To become non-returner you need to master jhanas (MN 64). And satipatthana with many preliminary exercises (MN 107) eventually leads to jhana. Good thing to keep in mind that these preliminary things may take all your lifetime to practise, and without them satipatthana won't get enough power to lead you to a jhana, even in you practise it lets say for 70, not 7 years -)
no mike wrote:A particular thing that has me confused is whether there are structured exercises specifically for a "satipatthana seated meditation."
daverupa wrote:no mike wrote:A particular thing that has me confused is whether there are structured exercises specifically for a "satipatthana seated meditation."
Anapanasati. Otherwise, any number of other methods for satipatthana can be employed, whether sitting or standing or walking around, or lying prone.
I'm not sure what you mean by "essence", however. For body, for example, you just tune in to the proprioception of having a body to the extent necessary to be mindful of its posture, say. You can use a phrase if this helps, but it can also be nonverbal when you're aware of 'sitting' or 'standing'. It's just a body there.

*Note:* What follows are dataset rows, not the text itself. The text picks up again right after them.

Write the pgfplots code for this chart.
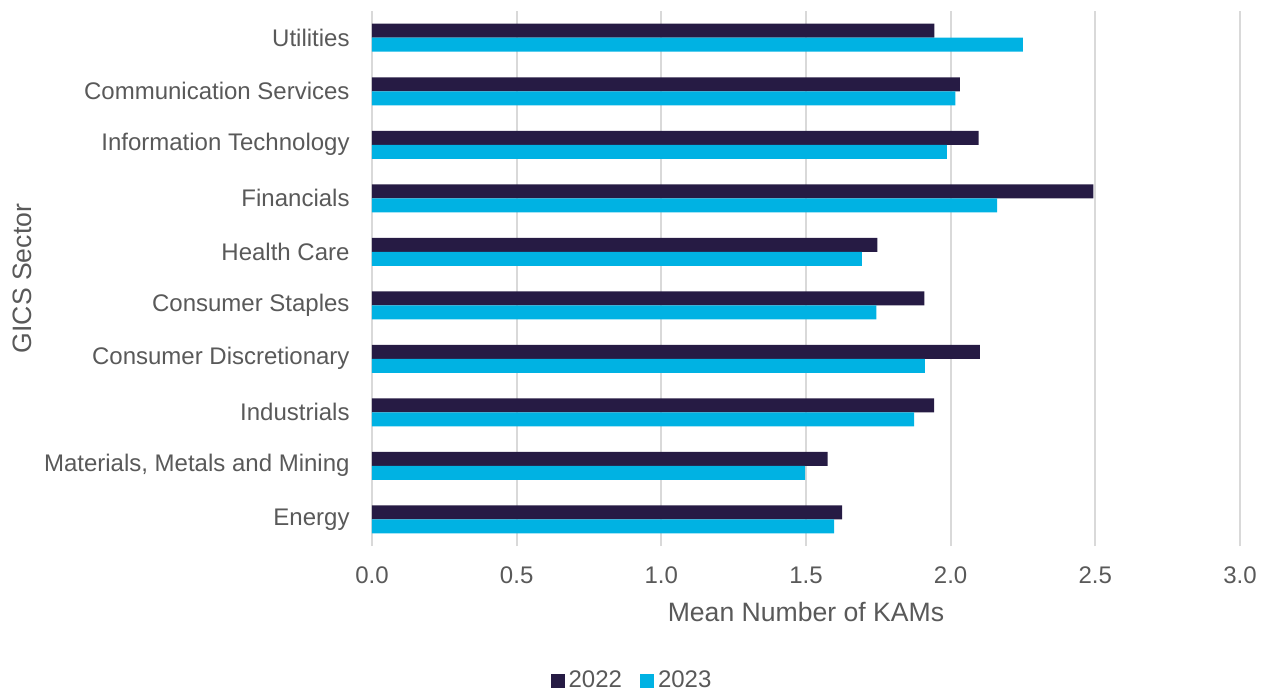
\documentclass[border=0pt]{standalone}
\usepackage{pgfplots}
\pgfplotsset{compat=1.18}
\usepackage{fontspec}
\setmainfont{Liberation Sans}
\definecolor{c22}{RGB}{38,27,68}
\definecolor{c23}{RGB}{0,178,227}
\definecolor{txt}{RGB}{89,89,89}
\definecolor{grd}{RGB}{217,217,217}
\begin{document}
\begin{tikzpicture}
\useasboundingbox (0,0) rectangle (635pt,346.5pt);
\begin{axis}[
  at={(186pt,73.5pt)}, anchor=south west,
  scale only axis, width=434pt, height=267.5pt,
  xmin=0, xmax=3, ymin=-0.5, ymax=9.5,
  xbar, bar width=7pt,
  axis line style={draw=none},
  major tick length=0pt,
  xtick={0,0.5,...,3}, ytick={0,...,9},
  yticklabels={Energy,{Materials, Metals and Mining},Industrials,Consumer Discretionary,Consumer Staples,Health Care,Financials,Information Technology,Communication Services,Utilities},
  xmajorgrids, ymajorgrids=false,
  major grid style={draw=grd, line width=1pt},
  /pgf/number format/assume math mode=true,
  xticklabel style={/pgf/number format/fixed, /pgf/number format/fixed zerofill, /pgf/number format/precision=1, anchor=center, yshift=-14.5pt},
  ticklabel style={font=\fontsize{12}{14}\selectfont, text=txt},
  yticklabel style={anchor=east, xshift=-7.7pt},
  xlabel={Mean Number of KAMs}, ylabel={GICS Sector},
  label style={font=\fontsize{13.3}{15}\selectfont, text=txt},
  xlabel style={at={(axis description cs:0.5,-0.123)}, anchor=center},
  ylabel style={at={(axis description cs:-0.403,0.5)}, anchor=center},
  legend style={at={(axis description cs:0.3007,-0.252)}, anchor=center, legend columns=2, draw=none, font=\fontsize{12}{14}\selectfont, text=txt, /tikz/every even column/.append style={column sep=7pt}},
  legend image code/.code={\fill[#1] (1.5pt,-3.5pt) rectangle (8.5pt,3.5pt);},
]
\addplot[fill=c22, draw=none, bar shift=3.5pt] coordinates {
(1.625,0) (1.575,1) (1.943,2) (2.101,3) (1.909,4) (1.747,5) (2.493,6) (2.097,7) (2.032,8) (1.944,9)};
\addplot[fill=c23, draw=none, bar shift=-3.5pt] coordinates {
(1.597,0) (1.497,1) (1.874,2) (1.911,3) (1.743,4) (1.693,5) (2.161,6) (1.987,7) (2.016,8) (2.250,9)};
\legend{2022,2023}
\end{axis}
\end{tikzpicture}
\end{document}
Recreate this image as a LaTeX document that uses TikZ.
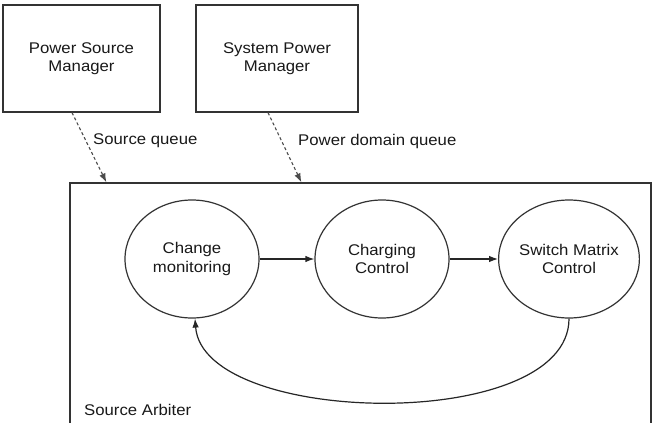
\documentclass[tikz,border=0pt]{standalone}
\usepackage{fontspec}
\setmainfont{Liberation Sans}[FakeStretch=1.08]
\usetikzlibrary{shapes.geometric,arrows.meta}
\begin{document}
\begin{tikzpicture}[x=1pt,y=-1pt,
  every node/.style={font=\fontsize{15.5}{18.5}\selectfont, text=black!90},
  mgr/.style={draw=black!80, line width=1.2pt, minimum width=157pt, minimum height=107pt, inner sep=0pt, align=center},
  state/.style={draw=black!80, line width=1.2pt, ellipse, minimum width=134pt, minimum height=118pt, inner sep=0pt, align=center},
  flow/.style={draw=black!85, line width=1.2pt, -{Latex[length=9pt,width=6.5pt]}},
  queue/.style={draw=black!70, line width=1.1pt, dash pattern=on 3pt off 2.5pt, -{Latex[length=9pt,width=6.5pt]}},
  lbl/.style={anchor=west, inner sep=0pt}]
\useasboundingbox (0,0) rectangle (664,423);
\clip (0,0) rectangle (664,423);
\fill[white] (0,0) rectangle (664,423);
\node[mgr] (psm) at (81.5,58.5) {Power Source\\Manager};
\node[mgr, minimum width=162pt] (spm) at (277,58.5) {System Power\\Manager};
\node[draw=black!80, line width=1.2pt, minimum width=581pt, minimum height=260pt, inner sep=0pt] (arb) at (360.5,313) {};
\node[state] (cm) at (192,259) {Change\\monitoring};
\node[state] (cc) at (382,259) {Charging\\Control};
\node[state] (sm) at (569,259) {Switch Matrix\\Control};
\draw[queue] ([xshift=-9.5pt]psm.south) -- ([xshift=37pt]arb.north west);
\draw[queue] ([xshift=-9pt]spm.south) -- ([xshift=232pt]arb.north west);
\node[lbl] (sq) at (93,141) {Source queue};
\node[lbl] (pq) at (298,141) {Power domain queue};
\draw[flow] (cm) -- (cc);
\draw[flow] (cc) -- (sm);
\draw[flow] (sm.south) .. controls +(0,115) and +(8,108) .. ([xshift=3pt]cm.south);
\node[lbl] (sa) at (84,410) {Source Arbiter};
\end{tikzpicture}
\end{document}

Something is pleasant? It's just a feeling there, temporary, etc.
Try considering satipatthana as a lifestyle you're internalizing, rather than a practice you're adding to your life. You might find that it goes against the grain, where most of the time one's life is going along with the sensual grain...
Question: When you teach about the value of contemplation, are you speaking of sitting and thinking over particular themes - the thirty-two parts of the body, for instance ?
Answer: That is not necessary when the mind is truly still. When tranquillity is properly established the right object of investigation becomes obvious. When contemplation is ’True’, there is no discrimination into ’right’ and ’wrong’. ’good’ and ’bad’ ; there is nothing even like that. You don’t sit there thinking, ’Oh, this is like that and that is like this’ etc. That is a coarse form of contemplation. Meditative contemplation is not merely a matter of thinking — rather it’s what we call ’contemplation in silence’. Whilst going about our daily routine we mindfully consider the real nature of existence through comparisons. This is a coarse kind of investigation but it leads to the real thing.
Question: When you talk about contemplating the body and mind, though, do we actually use thinking ? Can thinking produce true insight ? Is this vipassana ?
Answer: In the beginning we need to work using thinking, even though later on we go beyond it. When we are doing true contemplation all dualistic thinking has ceased ; although we need to consider dualistically to get started. Eventually all thinking and pondering comes to an end.
Question: You say that there must be sufficient tranquillity (samadhi) to contemplate. Just how tranquil do you mean ?
Answer: Tranquil enough for there to be presence of mind.
Answer: Do you mean staying with the here-and-now, not thinking about the past and future ?
Answer: Thinking about the past and future is all right if you understand what these things really are, but you must not get caught up in them. Treat them the same as you would anything else — don’t get caught up. When you see thinking as just thinking, then that’s wisdom. Don’t believe in any of it ! Recognize that all of it is just something that has arisen and will cease. Simply see everything just as it is — it is what it is — the mind is the mind — it’s not anything or anybody in itself. Happiness is just happiness, suffering is just suffering — it is just what it is. When you see this you will be beyond doubt.
Question: I still don’t understand. Is true contemplating the same as thinking ?
Answer: We use thinking as a tool, but the knowing that arises because of its use is above and beyond the process of thinking ; it leads to our not being fooled by our thinking any more. You recognize that all thinking is merely the movement of the mind, and also that knowing is not born and doesn’t die. What do you think all this movement called ’mind’ comes out of ? What we talk about as the mind — all the activity — is just the conventional mind. It’s not the real mind at all. What is real just IS, it’s not arising and it’s not passing away.
Trying to understand these things just by talking about them, though, won’t work. We need to really consider impermanence, unsatisfactoriness and impersonality ( anicca, dukkha, anatta) ; that is, we need to use thinking to contemplate the nature of conventional reality. What comes out of this work is wisdom — and emptiness. Even though there may still be thinking, it’s empty — you are not affected by it.